Inductee — Edd Roush

Roush1_15Edd Roush

Class of 1979




Born in 1893 in Oakland City lived much of his life there and later passed away in 1988 while in Bradenton, Florida. Certainly one of the most feared hitters of the dead-ball era. His 18 year playing career included five teams including two stints with Cincinnati and New York. He also played in the Federal League for Indianapolis and Newark. He began a 12 year career with Cincinnati in 1916 after being traded from New York. He began to pay dividends immediately in 1917 by leading the league in hitting with a .341 average. He hit over .300 for eleven straight seasons using a 48 ounce bat the heaviest in baseball. His .321 average in 1921 again led the league and Cincinnati to the World Series. The Reds won the series playing the White Sox which created baseballs biggest scandal by purposely throwing the series.
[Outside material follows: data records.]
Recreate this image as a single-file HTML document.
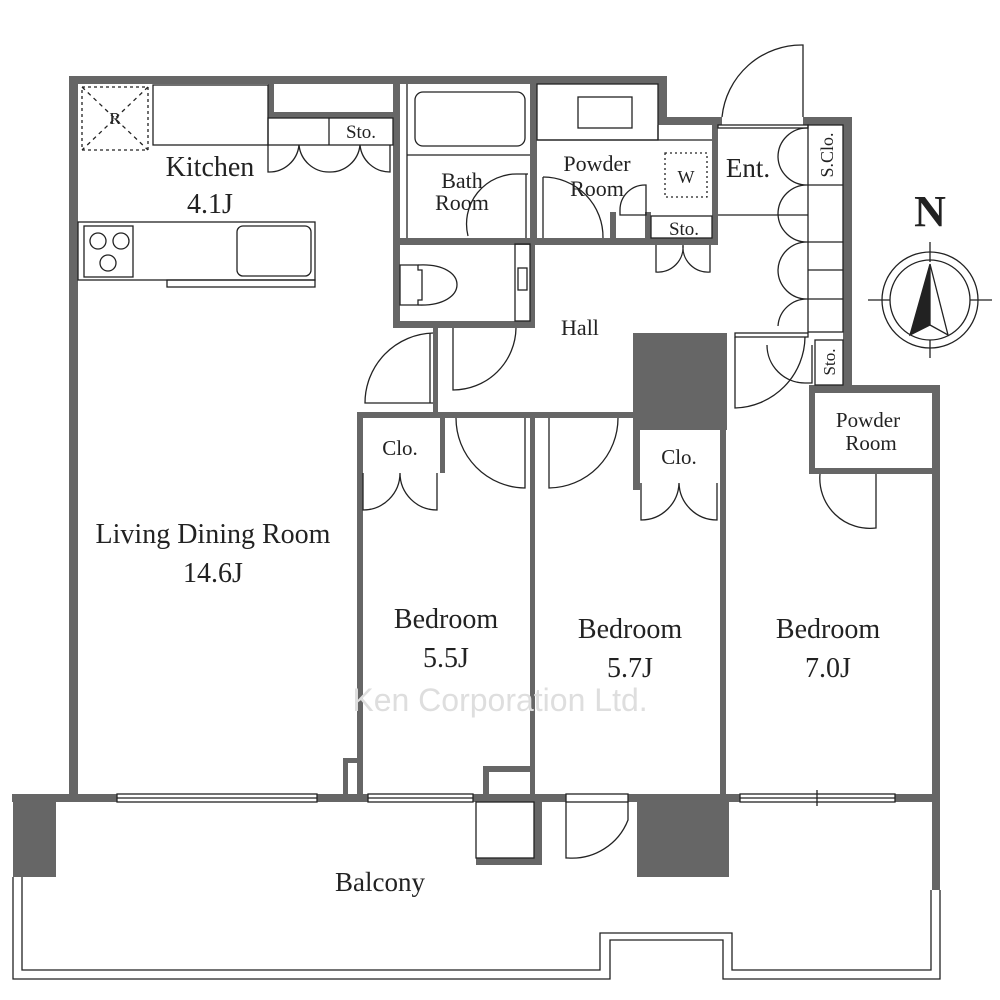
<!DOCTYPE html>
<html><head><meta charset="utf-8"><style>
html,body{margin:0;padding:0;background:#fff;}
svg{display:block;}
text{font-family:"Liberation Serif",serif;fill:#222;}
</style></head><body>
<svg width="1000" height="1000" viewBox="0 0 1000 1000" xmlns="http://www.w3.org/2000/svg">
<g fill="#666" stroke="none">
<rect x="69" y="76" width="598" height="8"/>
<rect x="69" y="76" width="9" height="724"/>
<rect x="658" y="76" width="9" height="49"/>
<rect x="658" y="117" width="64" height="8"/>
<rect x="803" y="117" width="49" height="8"/>
<rect x="843" y="117" width="9" height="276"/>
<rect x="809" y="385" width="131" height="8"/>
<rect x="932" y="385" width="8" height="505"/>
<rect x="268" y="84" width="6" height="34"/>
<rect x="268" y="112" width="125" height="6"/>
<rect x="393" y="84" width="7" height="244"/>
<rect x="393" y="238" width="325" height="7"/>
<rect x="530" y="84" width="7" height="161"/>
<rect x="712" y="125" width="6" height="120"/>
<rect x="393" y="321" width="142" height="7"/>
<rect x="530" y="240" width="5" height="88"/>
<rect x="610" y="212" width="6" height="33"/>
<rect x="645" y="212" width="6" height="33"/>
<rect x="433" y="328" width="5" height="90"/>
<rect x="357" y="412" width="278" height="6"/>
<rect x="633" y="333" width="94" height="97"/>
<rect x="633" y="430" width="7" height="60"/>
<rect x="720" y="333" width="6" height="467"/>
<rect x="357" y="412" width="6" height="388"/>
<rect x="440" y="418" width="5" height="55"/>
<rect x="530" y="412" width="5" height="388"/>
<rect x="343" y="758" width="14" height="5"/>
<rect x="343" y="758" width="5" height="40"/>
<rect x="483" y="766" width="47" height="6"/>
<rect x="483" y="766" width="6" height="32"/>
<rect x="809" y="385" width="6" height="89"/>
<rect x="809" y="468" width="123" height="6"/>
<rect x="12" y="794" width="928" height="8"/>
<rect x="13" y="794" width="43" height="83"/>
<rect x="637" y="794" width="92" height="83"/>
<rect x="476" y="858" width="66" height="7"/>
<rect x="534" y="802" width="8" height="63"/>
</g>
<g fill="none" stroke="#222" stroke-width="1.3">
<rect x="117" y="794" width="200" height="8" fill="#fff"/>
<line x1="117" y1="798" x2="317" y2="798"/>
<rect x="368" y="794" width="105" height="8" fill="#fff"/>
<line x1="368" y1="798" x2="473" y2="798"/>
<rect x="740" y="794" width="155" height="8" fill="#fff"/>
<line x1="740" y1="798" x2="895" y2="798"/>
<line x1="817" y1="790" x2="817" y2="806"/>
<rect x="566" y="794" width="62" height="8" fill="#fff"/>
<path d="M628 802 L628 820 A60 60 0 0 1 568 858 L566 858 L566 802"/>
<rect x="476" y="802" width="58" height="56"/>
<path d="M13 877 V979 H610 V940 H723 V979 H940 V890"/>
<path d="M22 877 V970 H600 V933 H732 V970 H931 V890"/>
<rect x="82" y="87" width="66" height="63" stroke-dasharray="3,3"/>
<line x1="82" y1="87" x2="148" y2="150" stroke-dasharray="4,4"/>
<line x1="148" y1="87" x2="82" y2="150" stroke-dasharray="4,4"/>
<rect x="153" y="85" width="115" height="60"/>
<rect x="268" y="118" width="125" height="27"/>
<line x1="329" y1="118" x2="329" y2="145"/>
<path d="M268 145 V172 A30 30 0 0 0 299 145 A30 30 0 0 0 329 172 A30 30 0 0 0 360 145 A30 30 0 0 0 390 172 V145"/>
<rect x="78" y="222" width="237" height="58"/>
<rect x="84" y="226" width="49" height="51"/>
<circle cx="98" cy="241" r="8"/><circle cx="121" cy="241" r="8"/><circle cx="108" cy="263" r="8"/>
<rect x="237" y="226" width="74" height="50" rx="6"/>
<rect x="167" y="280" width="148" height="7"/>
<line x1="407" y1="84" x2="407" y2="238"/>
<line x1="407" y1="155" x2="530" y2="155"/>
<rect x="415" y="92" width="110" height="54" rx="8"/>
<path d="M528 174 H518 A50 50 0 0 0 468 236"/>
<line x1="526" y1="174" x2="526" y2="238"/>
<rect x="537" y="84" width="121" height="56"/>
<rect x="578" y="97" width="54" height="31"/>
<line x1="537" y1="140" x2="712" y2="140"/>
<line x1="658" y1="125" x2="658" y2="140"/>
<rect x="665" y="153" width="42" height="44" stroke-dasharray="2,3"/>
<path d="M543 177 A60 60 0 0 1 603 238"/>
<line x1="543" y1="177" x2="543" y2="238"/>
<path d="M646 185 A25 25 0 0 0 620 210 V215 H646 Z"/>
<rect x="651" y="216" width="61" height="22"/>
<path d="M656 245 V272 A25 25 0 0 0 683 245 A25 25 0 0 0 710 272 V245"/>
<path d="M400 265 h18 v5 h4 v30 h-4 v5 h-18 z"/>
<path d="M418 265 C470 262 470 307 418 305"/>
<rect x="515" y="244" width="15" height="77"/>
<rect x="518" y="268" width="9" height="22"/>
<path d="M433 333 A70 70 0 0 0 365 403 H433"/>
<line x1="430" y1="333" x2="430" y2="403"/>
<path d="M453 328 V390 A63 63 0 0 0 516 328"/>
<rect x="718" y="125" width="90" height="3"/>
<line x1="718" y1="215" x2="808" y2="215"/>
<path d="M722 117 A80 80 0 0 1 803 45 V117"/>
<rect x="808" y="125" width="35" height="207"/>
<line x1="808" y1="185" x2="843" y2="185"/><line x1="808" y1="242" x2="843" y2="242"/><line x1="808" y1="270" x2="843" y2="270"/><line x1="808" y1="299" x2="843" y2="299"/>
<path d="M808 128 A29 29 0 0 0 778 157 A29 29 0 0 0 808 185 A29 29 0 0 0 778 214 A29 29 0 0 0 808 242 A29 29 0 0 0 778 270 A29 29 0 0 0 808 299 A29 29 0 0 0 778 326"/>
<rect x="735" y="333" width="73" height="4"/>
<path d="M735 337 V408 A72 72 0 0 0 805 337"/>
<path d="M767 345 A38 38 0 0 0 805 383 H812 V345"/>
<rect x="815" y="340" width="28" height="45"/>
<path d="M456 418 A70 70 0 0 0 525 488 V418"/>
<path d="M549 418 V488 A70 70 0 0 0 618 418"/>
<path d="M363 473 V510 A37 37 0 0 0 400 473 A37 37 0 0 0 437 510 V473"/>
<path d="M641 483 V520 A38 38 0 0 0 679 483 A38 38 0 0 0 717 520 V483"/>
<path d="M820 474 A50 50 0 0 0 876 528 V474"/>
<circle cx="930" cy="300" r="48"/>
<circle cx="930" cy="300" r="40"/>
<line x1="930" y1="242" x2="930" y2="262"/><line x1="930" y1="340" x2="930" y2="358"/>
<line x1="868" y1="300" x2="890" y2="300"/><line x1="970" y1="300" x2="992" y2="300"/>
<path d="M930 264 L910 335 L930 325 Z" fill="#222"/>
<path d="M930 264 L948 335 L930 325"/>
</g>
<text x="115" y="124" font-size="17" text-anchor="middle">R</text>
<text x="361" y="138" font-size="19" text-anchor="middle">Sto.</text>
<text x="210" y="176" font-size="28" text-anchor="middle">Kitchen</text>
<text x="210" y="213" font-size="28" text-anchor="middle">4.1J</text>
<text x="462" y="188" font-size="22" text-anchor="middle">Bath</text>
<text x="462" y="210" font-size="22" text-anchor="middle">Room</text>
<text x="597" y="171" font-size="22" text-anchor="middle">Powder</text>
<text x="597" y="196" font-size="22" text-anchor="middle">Room</text>
<text x="686" y="183" font-size="18" text-anchor="middle">W</text>
<text x="748" y="177" font-size="27" text-anchor="middle">Ent.</text>
<text x="684" y="235" font-size="19" text-anchor="middle">Sto.</text>
<text transform="translate(833,155) rotate(-90)" font-size="18" text-anchor="middle">S.Clo.</text>
<text transform="translate(835,362) rotate(-90)" font-size="17" text-anchor="middle">Sto.</text>
<text x="580" y="335" font-size="22" text-anchor="middle">Hall</text>
<text x="213" y="543" font-size="28" text-anchor="middle">Living Dining Room</text>
<text x="213" y="582" font-size="28" text-anchor="middle">14.6J</text>
<text x="400" y="455" font-size="21" text-anchor="middle">Clo.</text>
<text x="679" y="464" font-size="21" text-anchor="middle">Clo.</text>
<text x="868" y="427" font-size="21" text-anchor="middle">Powder</text>
<text x="871" y="450" font-size="21" text-anchor="middle">Room</text>
<text x="446" y="628" font-size="28" text-anchor="middle">Bedroom</text>
<text x="446" y="667" font-size="28" text-anchor="middle">5.5J</text>
<text x="630" y="638" font-size="28" text-anchor="middle">Bedroom</text>
<text x="630" y="677" font-size="28" text-anchor="middle">5.7J</text>
<text x="828" y="638" font-size="28" text-anchor="middle">Bedroom</text>
<text x="828" y="677" font-size="28" text-anchor="middle">7.0J</text>
<text x="380" y="891" font-size="27" text-anchor="middle">Balcony</text>
<text x="930" y="226" font-size="44" font-weight="bold" text-anchor="middle">N</text>
<text x="500" y="711" font-size="32" text-anchor="middle" style="font-family:'Liberation Sans',sans-serif;fill:#dedede">Ken Corporation Ltd.</text>
</svg>
</body></html>
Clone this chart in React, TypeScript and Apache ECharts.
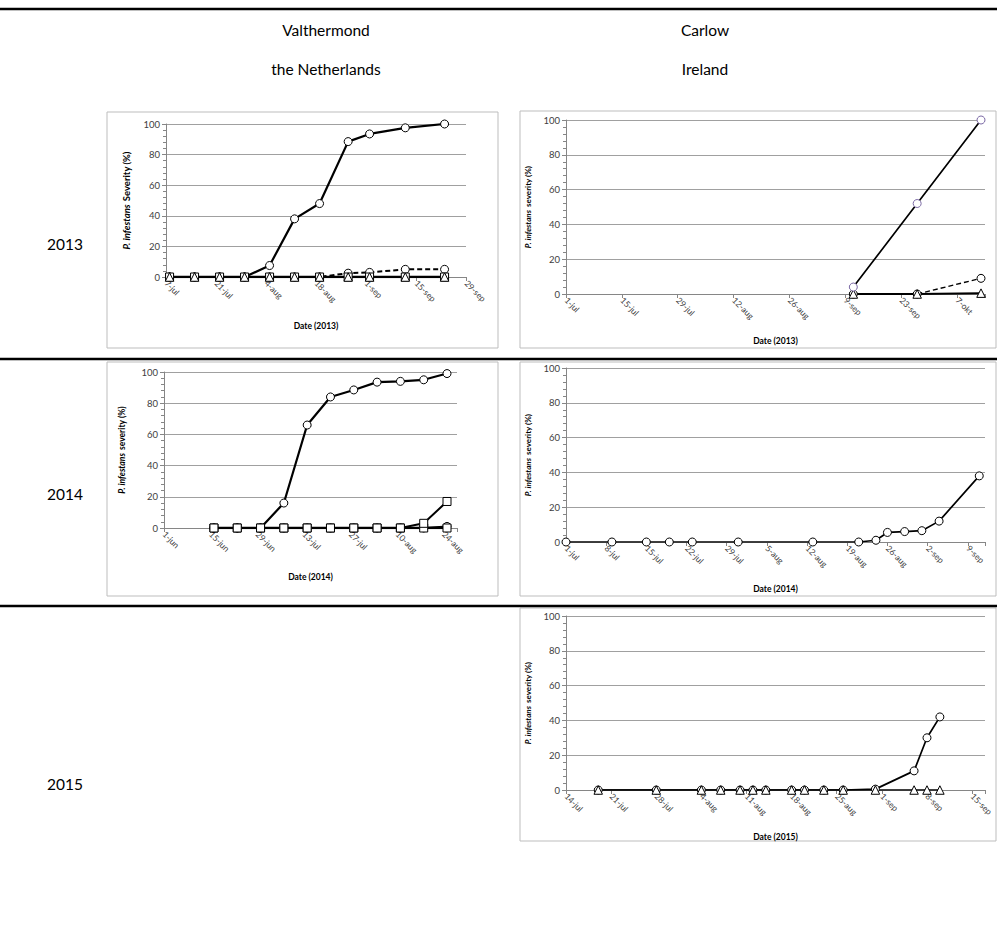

In 1923 he led the league in doubles with 41 and the next year led the league in triples with 21. A little know fact about Edd is that he is the only player ever ejected from a game for sleeping. In 1920 during a long argument between managers and umpires he laid down in the outfield and went to sleep. The umpires had a hard time waking him so they ejected him for delay of the game. Edd sat out the 1930 season when the Giants wanted to cut his salary and he refused. The Reds signed him for one final season. In 1938 he coached the Reds before retiring. In 1962 he was elected to the National Hall of Fame.